An ambitious government – that harnesses technology, reforms welfare and charts a new geopolitical course – requires a remodelled state. As Arguably columnist Ben Judah has written, “Downing Street is not all-powerful in Whitehall but an overstretched Victorian private office”. Britain under-resources its executive and then acts surprised when the results disappoint. To break this wearying cycle we need a new Department of the Prime Minister and a reinforced team of special advisers to uphold the government’s political direction (the UK has 130 to Australia’s 430). Electoral reform, too, is now a necessity. This Labour government won almost two-thirds of seats with just a third of the vote, the lowest share of any winning party in history. Until this grossly disproportionate system is reformed, leaders will lack the full democratic legitimacy they need to enact radical change.
A strengthened centre should be accompanied by greater decentralisation of powers to mayors and regions: London currently retains just 7 per cent of the tax revenue it generates, compared to 50 per cent in New York and 70 per cent in Tokyo.
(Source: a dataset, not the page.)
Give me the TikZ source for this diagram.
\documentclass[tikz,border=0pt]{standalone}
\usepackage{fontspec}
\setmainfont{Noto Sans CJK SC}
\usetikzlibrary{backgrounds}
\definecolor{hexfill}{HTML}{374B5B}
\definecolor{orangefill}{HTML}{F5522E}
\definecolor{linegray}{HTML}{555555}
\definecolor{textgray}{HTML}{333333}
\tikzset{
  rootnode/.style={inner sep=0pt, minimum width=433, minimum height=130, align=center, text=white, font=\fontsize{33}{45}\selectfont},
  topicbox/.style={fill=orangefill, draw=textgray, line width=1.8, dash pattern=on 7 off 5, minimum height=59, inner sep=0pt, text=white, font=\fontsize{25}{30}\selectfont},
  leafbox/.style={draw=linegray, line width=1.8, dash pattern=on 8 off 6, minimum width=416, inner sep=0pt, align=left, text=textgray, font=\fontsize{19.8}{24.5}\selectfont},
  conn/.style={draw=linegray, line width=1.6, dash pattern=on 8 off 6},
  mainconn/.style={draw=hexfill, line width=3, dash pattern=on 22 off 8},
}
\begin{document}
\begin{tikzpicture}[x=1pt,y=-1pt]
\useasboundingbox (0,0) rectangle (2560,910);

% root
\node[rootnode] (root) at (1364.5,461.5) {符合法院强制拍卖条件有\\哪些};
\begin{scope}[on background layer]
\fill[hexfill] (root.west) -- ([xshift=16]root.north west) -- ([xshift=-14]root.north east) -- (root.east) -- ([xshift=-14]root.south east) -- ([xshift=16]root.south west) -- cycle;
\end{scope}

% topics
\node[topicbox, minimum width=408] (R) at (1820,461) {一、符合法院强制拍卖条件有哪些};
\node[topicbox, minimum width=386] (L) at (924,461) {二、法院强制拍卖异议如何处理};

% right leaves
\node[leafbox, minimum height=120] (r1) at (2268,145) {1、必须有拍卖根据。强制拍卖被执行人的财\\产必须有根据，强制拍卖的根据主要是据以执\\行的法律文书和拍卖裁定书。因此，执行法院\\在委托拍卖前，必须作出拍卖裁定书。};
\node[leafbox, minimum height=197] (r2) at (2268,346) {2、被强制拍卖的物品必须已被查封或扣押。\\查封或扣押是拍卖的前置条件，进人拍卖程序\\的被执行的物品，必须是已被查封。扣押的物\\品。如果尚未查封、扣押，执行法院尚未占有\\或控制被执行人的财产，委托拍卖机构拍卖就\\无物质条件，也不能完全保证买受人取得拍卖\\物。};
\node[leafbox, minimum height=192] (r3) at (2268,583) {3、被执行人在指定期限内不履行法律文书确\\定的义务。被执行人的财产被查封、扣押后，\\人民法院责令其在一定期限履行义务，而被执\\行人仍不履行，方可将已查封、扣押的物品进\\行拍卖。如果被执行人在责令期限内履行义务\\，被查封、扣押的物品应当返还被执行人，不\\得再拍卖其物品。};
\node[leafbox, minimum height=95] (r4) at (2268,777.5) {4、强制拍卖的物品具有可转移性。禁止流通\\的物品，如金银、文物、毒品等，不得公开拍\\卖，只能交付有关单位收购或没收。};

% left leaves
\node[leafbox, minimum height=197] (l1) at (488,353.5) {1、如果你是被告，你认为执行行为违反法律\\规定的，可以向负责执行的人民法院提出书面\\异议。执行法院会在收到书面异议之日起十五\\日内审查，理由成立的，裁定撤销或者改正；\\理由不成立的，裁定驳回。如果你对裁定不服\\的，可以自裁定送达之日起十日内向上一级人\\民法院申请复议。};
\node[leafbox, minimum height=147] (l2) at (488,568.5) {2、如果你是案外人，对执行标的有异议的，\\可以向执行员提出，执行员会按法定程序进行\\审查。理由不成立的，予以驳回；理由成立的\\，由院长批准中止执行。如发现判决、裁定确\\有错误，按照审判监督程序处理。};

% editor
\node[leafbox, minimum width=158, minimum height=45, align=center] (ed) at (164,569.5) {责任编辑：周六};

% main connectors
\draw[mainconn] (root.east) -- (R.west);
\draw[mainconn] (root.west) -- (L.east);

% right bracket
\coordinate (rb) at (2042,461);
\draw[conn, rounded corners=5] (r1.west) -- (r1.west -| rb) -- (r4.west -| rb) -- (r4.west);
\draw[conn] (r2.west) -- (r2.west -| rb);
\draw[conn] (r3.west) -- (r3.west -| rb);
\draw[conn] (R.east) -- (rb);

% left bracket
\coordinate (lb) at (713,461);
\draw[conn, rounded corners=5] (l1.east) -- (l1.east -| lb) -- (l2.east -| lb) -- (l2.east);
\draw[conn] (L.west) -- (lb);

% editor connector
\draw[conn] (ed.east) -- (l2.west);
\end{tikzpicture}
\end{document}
Instead of going to the government with a begging bowl, our capital and other wealthier areas should have the capacity to fund their own infrastructure projects such as the Bakerloo line extension.
A New Progressive movement needs something else too: an account of the good life. We must never resemble Gradgrindians preoccupied only with Treasury deciles rather than the real evidence of human flourishing. Let us take our cue from Tony Crosland’s unimprovable words in The Future of Socialism: “We need not only higher exports and old-age pensions, but more open-air cafes, brighter and gayer streets at night, later closing hours for public houses, more local repertory theatres, better and more hospitable hoteliers and restaurateurs, brighter and cleaner eating houses, more riverside cafes”. We must cherish social infrastructure – parks, museums, libraries, piers – and the moments of communal joy that music and sport provide.
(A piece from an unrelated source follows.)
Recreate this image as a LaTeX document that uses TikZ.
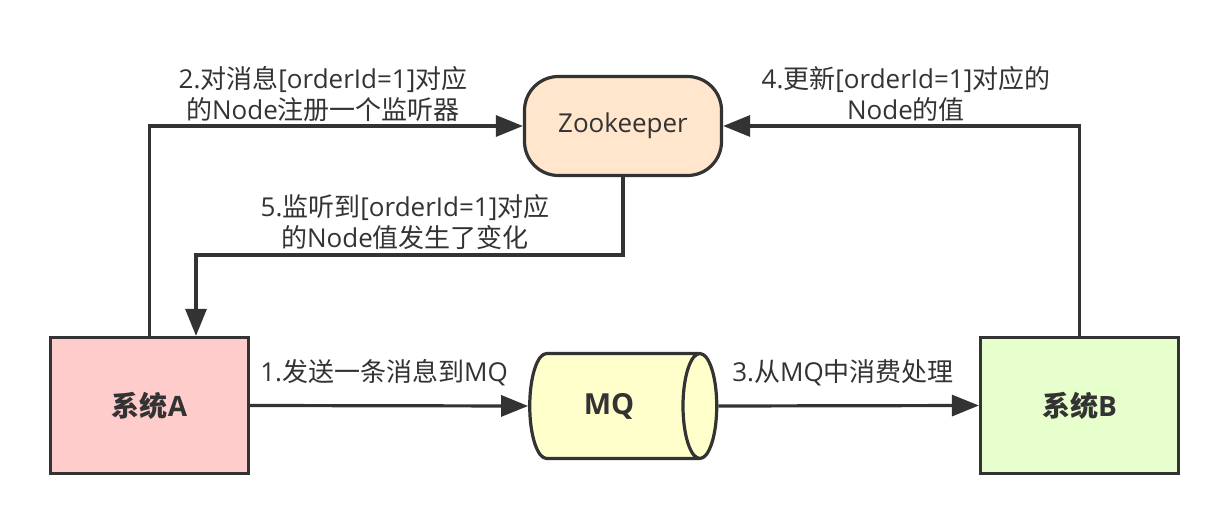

It was in the summer of 1930, amid the Great Depression, the rise of fascism and Stalinism, that Keynes delivered his lecture in Madrid on “Economic Possibilities for our Grandchildren”, correctly projecting that western living standards would be four to eight times higher within a century. In that remarkable text he inveighed against “the revolutionaries who think that things are so bad that nothing can save us but violent change, and the pessimism of the reactionaries who consider the balance of our economic and social life so precarious that we must risk no experiments”.
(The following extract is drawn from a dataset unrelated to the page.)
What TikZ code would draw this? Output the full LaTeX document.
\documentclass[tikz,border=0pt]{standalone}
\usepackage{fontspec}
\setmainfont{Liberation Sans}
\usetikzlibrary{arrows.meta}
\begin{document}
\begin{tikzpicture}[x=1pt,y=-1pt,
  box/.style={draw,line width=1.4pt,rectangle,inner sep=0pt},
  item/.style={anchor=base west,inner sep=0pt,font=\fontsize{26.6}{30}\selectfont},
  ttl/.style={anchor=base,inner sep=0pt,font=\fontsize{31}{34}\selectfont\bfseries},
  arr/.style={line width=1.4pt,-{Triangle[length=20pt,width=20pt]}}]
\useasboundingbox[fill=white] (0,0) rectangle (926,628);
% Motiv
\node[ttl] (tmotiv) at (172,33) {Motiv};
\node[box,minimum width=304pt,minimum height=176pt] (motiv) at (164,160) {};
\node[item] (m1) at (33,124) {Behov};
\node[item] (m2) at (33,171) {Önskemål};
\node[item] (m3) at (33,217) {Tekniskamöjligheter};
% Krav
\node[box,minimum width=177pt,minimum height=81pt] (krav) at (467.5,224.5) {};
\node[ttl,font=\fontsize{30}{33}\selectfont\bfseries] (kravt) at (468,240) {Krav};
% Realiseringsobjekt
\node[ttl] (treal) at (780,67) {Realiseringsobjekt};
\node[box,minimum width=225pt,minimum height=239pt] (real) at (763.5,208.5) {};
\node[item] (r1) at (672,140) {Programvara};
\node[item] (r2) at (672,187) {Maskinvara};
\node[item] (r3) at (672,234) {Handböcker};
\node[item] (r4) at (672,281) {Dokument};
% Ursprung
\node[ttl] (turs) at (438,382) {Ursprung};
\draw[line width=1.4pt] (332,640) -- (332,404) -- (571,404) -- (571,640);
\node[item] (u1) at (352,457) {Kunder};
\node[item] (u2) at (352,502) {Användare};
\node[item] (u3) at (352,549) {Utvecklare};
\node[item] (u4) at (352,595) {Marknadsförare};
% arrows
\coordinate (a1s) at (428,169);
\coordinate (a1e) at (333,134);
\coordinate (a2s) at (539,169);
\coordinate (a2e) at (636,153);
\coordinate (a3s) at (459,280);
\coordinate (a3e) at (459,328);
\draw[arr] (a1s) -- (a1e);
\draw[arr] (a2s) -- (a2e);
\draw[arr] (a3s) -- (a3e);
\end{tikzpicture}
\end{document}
Our task today is no different: to defy both the populists who claim that we must smash the system rather than remake it and the fatalists who contend that Britain can only look back to a better yesterday. Time is short, but if we dispense with old orthodoxies and shibboleths, if we harness new talent and ideas, and if, as Keynes did in 1930, we raise our sights above the present, then we can reclaim the future.